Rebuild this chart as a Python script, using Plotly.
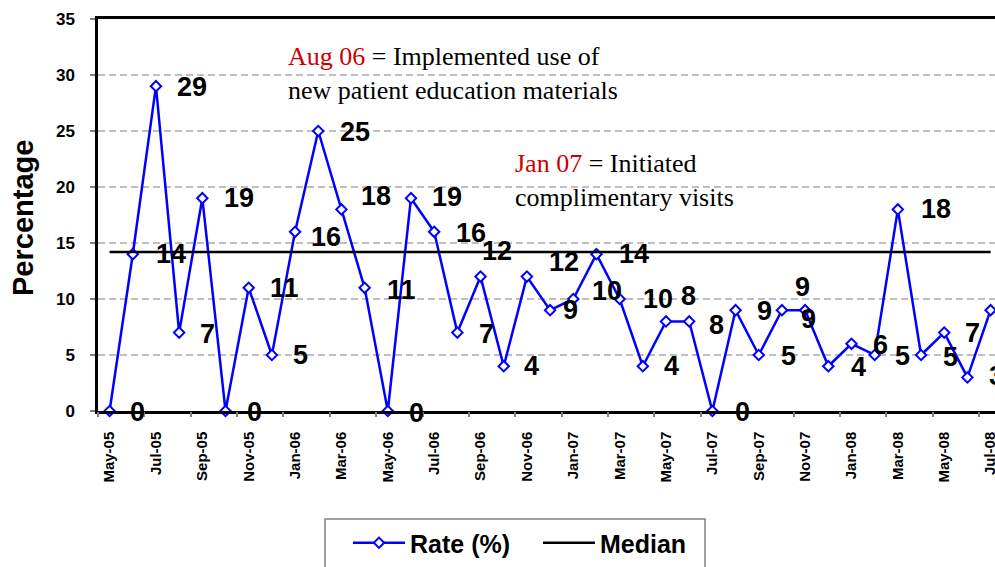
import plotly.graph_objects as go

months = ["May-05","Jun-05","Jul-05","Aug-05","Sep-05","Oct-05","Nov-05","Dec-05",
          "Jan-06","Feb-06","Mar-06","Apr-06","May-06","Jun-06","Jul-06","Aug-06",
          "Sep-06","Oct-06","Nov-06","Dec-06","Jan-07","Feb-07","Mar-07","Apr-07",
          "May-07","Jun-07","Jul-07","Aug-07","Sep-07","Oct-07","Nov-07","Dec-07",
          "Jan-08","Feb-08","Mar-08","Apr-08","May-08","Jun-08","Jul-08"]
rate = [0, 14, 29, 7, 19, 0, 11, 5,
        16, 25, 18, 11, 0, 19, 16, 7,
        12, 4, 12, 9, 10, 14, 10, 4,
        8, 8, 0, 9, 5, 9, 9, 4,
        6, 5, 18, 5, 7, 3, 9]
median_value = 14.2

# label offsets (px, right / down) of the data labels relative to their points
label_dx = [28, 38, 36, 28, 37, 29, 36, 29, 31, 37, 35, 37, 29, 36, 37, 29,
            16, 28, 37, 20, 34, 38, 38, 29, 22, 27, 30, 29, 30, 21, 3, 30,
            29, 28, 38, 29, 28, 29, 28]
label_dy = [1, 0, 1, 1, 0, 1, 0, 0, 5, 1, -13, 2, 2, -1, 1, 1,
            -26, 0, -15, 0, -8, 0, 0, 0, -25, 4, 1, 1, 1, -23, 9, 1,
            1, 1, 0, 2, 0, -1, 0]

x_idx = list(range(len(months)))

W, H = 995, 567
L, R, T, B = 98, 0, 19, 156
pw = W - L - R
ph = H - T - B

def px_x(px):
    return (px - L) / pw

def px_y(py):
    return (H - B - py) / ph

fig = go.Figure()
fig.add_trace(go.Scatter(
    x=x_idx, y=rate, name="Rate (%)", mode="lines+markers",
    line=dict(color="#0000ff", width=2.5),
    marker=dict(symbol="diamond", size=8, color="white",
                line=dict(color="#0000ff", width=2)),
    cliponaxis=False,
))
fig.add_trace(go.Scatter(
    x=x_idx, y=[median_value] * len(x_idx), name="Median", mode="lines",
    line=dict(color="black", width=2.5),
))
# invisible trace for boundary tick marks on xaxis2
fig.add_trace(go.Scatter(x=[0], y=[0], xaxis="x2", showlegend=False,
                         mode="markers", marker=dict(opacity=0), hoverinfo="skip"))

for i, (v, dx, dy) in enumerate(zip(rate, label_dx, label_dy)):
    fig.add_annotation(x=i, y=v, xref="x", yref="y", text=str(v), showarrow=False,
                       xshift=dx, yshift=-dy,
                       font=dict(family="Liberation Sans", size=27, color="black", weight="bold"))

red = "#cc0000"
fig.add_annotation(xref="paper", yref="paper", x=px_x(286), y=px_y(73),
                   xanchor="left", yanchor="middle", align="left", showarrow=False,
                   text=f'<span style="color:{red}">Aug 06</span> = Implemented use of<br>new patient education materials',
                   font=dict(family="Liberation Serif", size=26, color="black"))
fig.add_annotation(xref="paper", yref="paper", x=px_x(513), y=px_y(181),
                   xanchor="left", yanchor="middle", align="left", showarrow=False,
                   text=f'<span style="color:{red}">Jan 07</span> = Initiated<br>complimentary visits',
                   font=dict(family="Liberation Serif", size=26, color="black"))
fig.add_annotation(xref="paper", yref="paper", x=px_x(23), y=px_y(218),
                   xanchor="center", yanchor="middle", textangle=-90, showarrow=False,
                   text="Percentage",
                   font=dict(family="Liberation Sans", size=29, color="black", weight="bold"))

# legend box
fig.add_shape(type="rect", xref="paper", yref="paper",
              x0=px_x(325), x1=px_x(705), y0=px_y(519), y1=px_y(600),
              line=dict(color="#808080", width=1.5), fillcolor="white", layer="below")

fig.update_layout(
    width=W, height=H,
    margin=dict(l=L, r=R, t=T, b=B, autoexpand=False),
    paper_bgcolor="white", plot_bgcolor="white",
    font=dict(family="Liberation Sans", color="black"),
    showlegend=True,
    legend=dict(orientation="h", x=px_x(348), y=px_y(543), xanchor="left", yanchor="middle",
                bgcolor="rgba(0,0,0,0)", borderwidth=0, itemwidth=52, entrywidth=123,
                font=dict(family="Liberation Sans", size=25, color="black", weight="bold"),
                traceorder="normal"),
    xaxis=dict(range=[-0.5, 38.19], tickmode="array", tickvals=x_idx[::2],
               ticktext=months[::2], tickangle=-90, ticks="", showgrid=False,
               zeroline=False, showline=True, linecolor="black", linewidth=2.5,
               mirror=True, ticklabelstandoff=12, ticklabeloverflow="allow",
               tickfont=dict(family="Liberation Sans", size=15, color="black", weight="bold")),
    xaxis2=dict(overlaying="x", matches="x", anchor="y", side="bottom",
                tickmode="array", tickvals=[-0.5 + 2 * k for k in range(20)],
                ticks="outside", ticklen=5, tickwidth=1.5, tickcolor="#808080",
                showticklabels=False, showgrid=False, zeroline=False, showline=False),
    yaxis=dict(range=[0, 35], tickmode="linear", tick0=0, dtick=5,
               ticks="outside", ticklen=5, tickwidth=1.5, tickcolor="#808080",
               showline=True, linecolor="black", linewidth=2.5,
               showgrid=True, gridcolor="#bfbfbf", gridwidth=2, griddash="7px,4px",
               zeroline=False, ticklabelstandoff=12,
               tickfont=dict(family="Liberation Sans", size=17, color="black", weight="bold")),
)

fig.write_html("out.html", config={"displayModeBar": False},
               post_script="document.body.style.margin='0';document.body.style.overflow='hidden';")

* * *

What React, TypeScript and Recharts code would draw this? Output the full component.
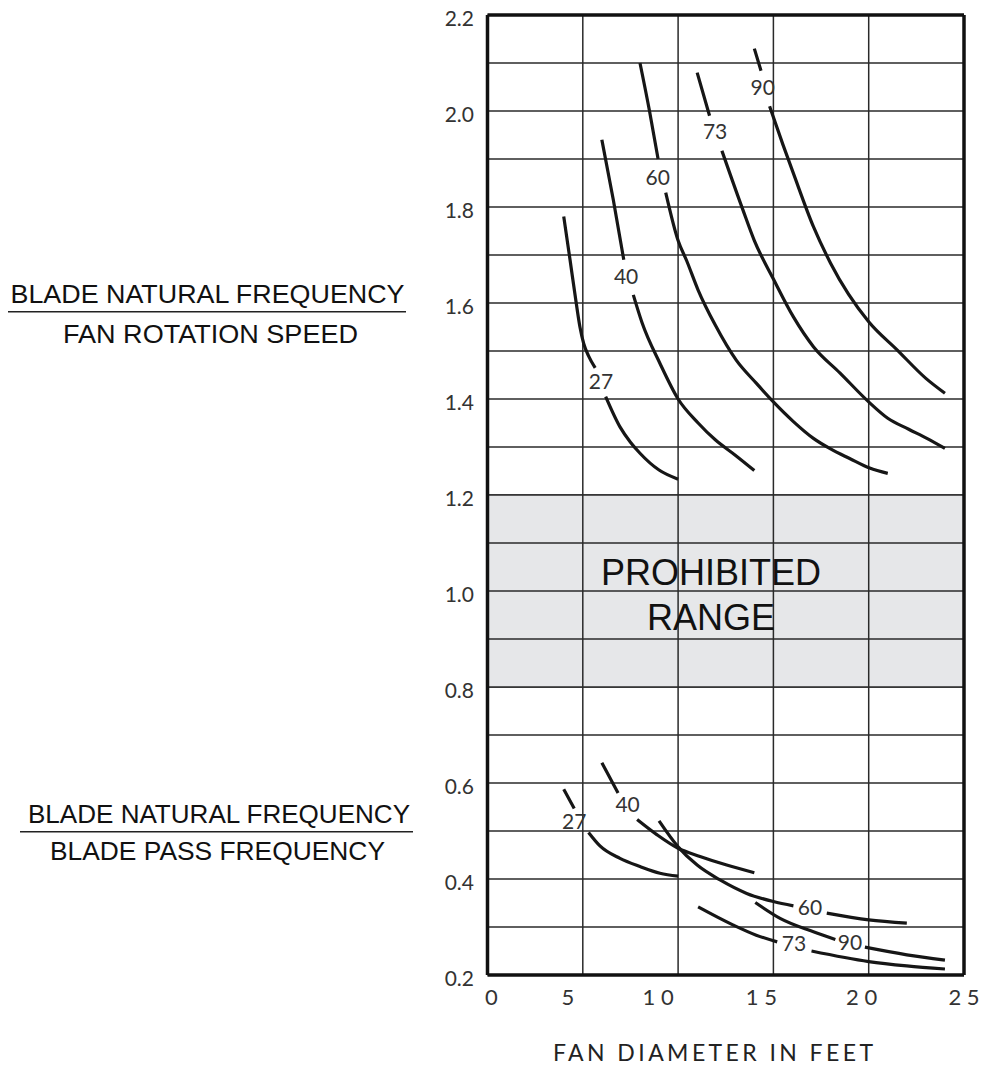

---

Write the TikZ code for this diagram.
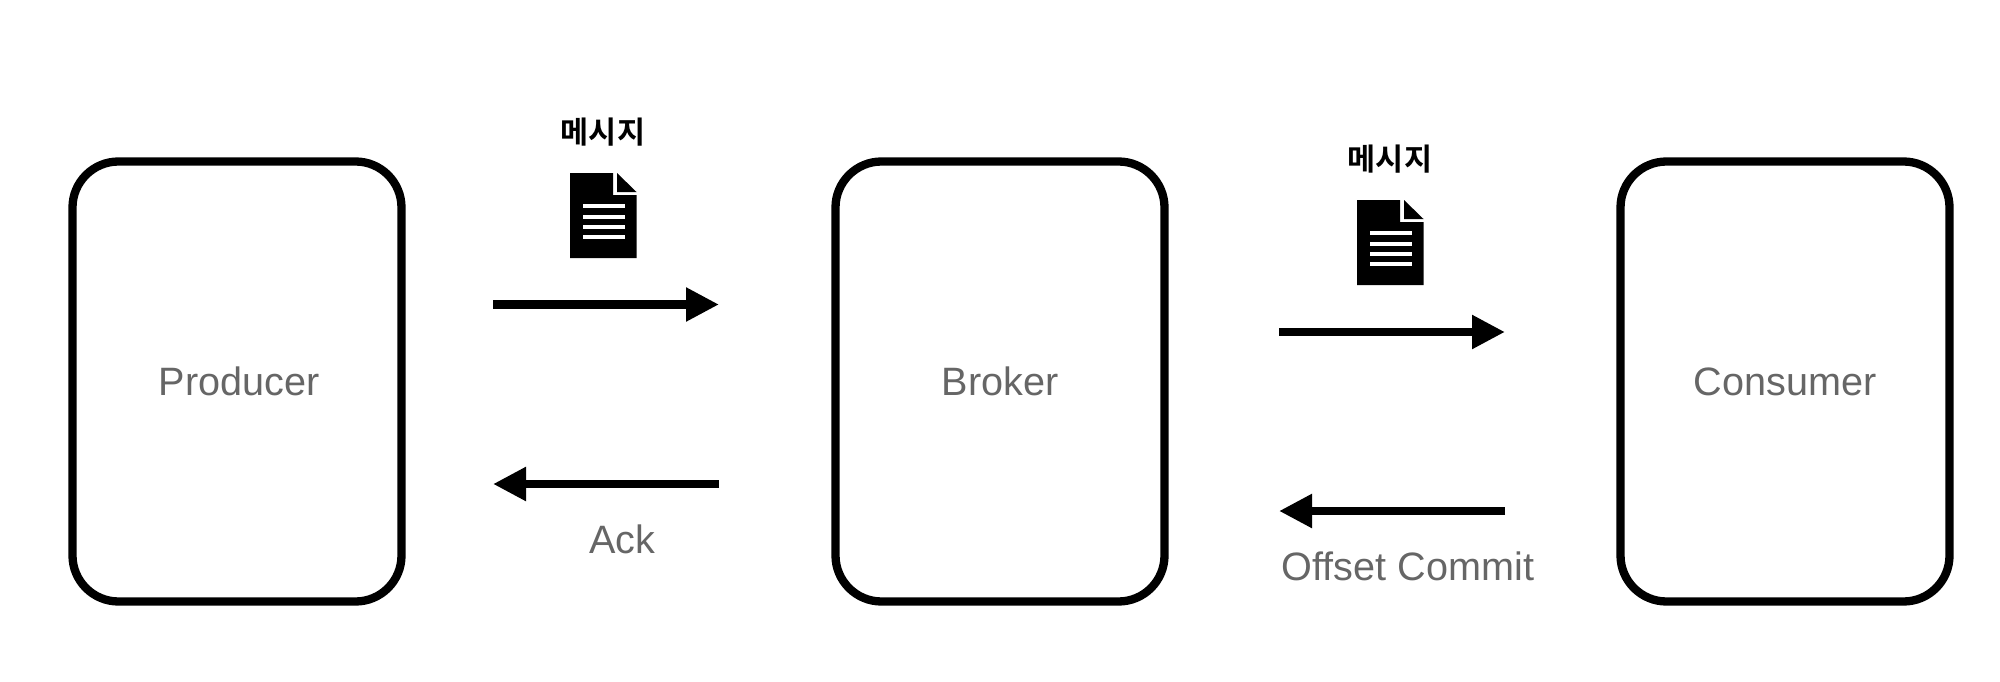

# DIRECTIONS FOR THIS TASK
Up in the listing, locate the line with "Rebuild this chart"; print it and every line after it down to the line with "median_value = 14.2", which is included too. Skip the pictures.

# ANSWER TO THIS EXERCISE
Rebuild this chart as a Python script, using Plotly.
import plotly.graph_objects as go

months = ["May-05","Jun-05","Jul-05","Aug-05","Sep-05","Oct-05","Nov-05","Dec-05",
          "Jan-06","Feb-06","Mar-06","Apr-06","May-06","Jun-06","Jul-06","Aug-06",
          "Sep-06","Oct-06","Nov-06","Dec-06","Jan-07","Feb-07","Mar-07","Apr-07",
          "May-07","Jun-07","Jul-07","Aug-07","Sep-07","Oct-07","Nov-07","Dec-07",
          "Jan-08","Feb-08","Mar-08","Apr-08","May-08","Jun-08","Jul-08"]
rate = [0, 14, 29, 7, 19, 0, 11, 5,
        16, 25, 18, 11, 0, 19, 16, 7,
        12, 4, 12, 9, 10, 14, 10, 4,
        8, 8, 0, 9, 5, 9, 9, 4,
        6, 5, 18, 5, 7, 3, 9]
median_value = 14.2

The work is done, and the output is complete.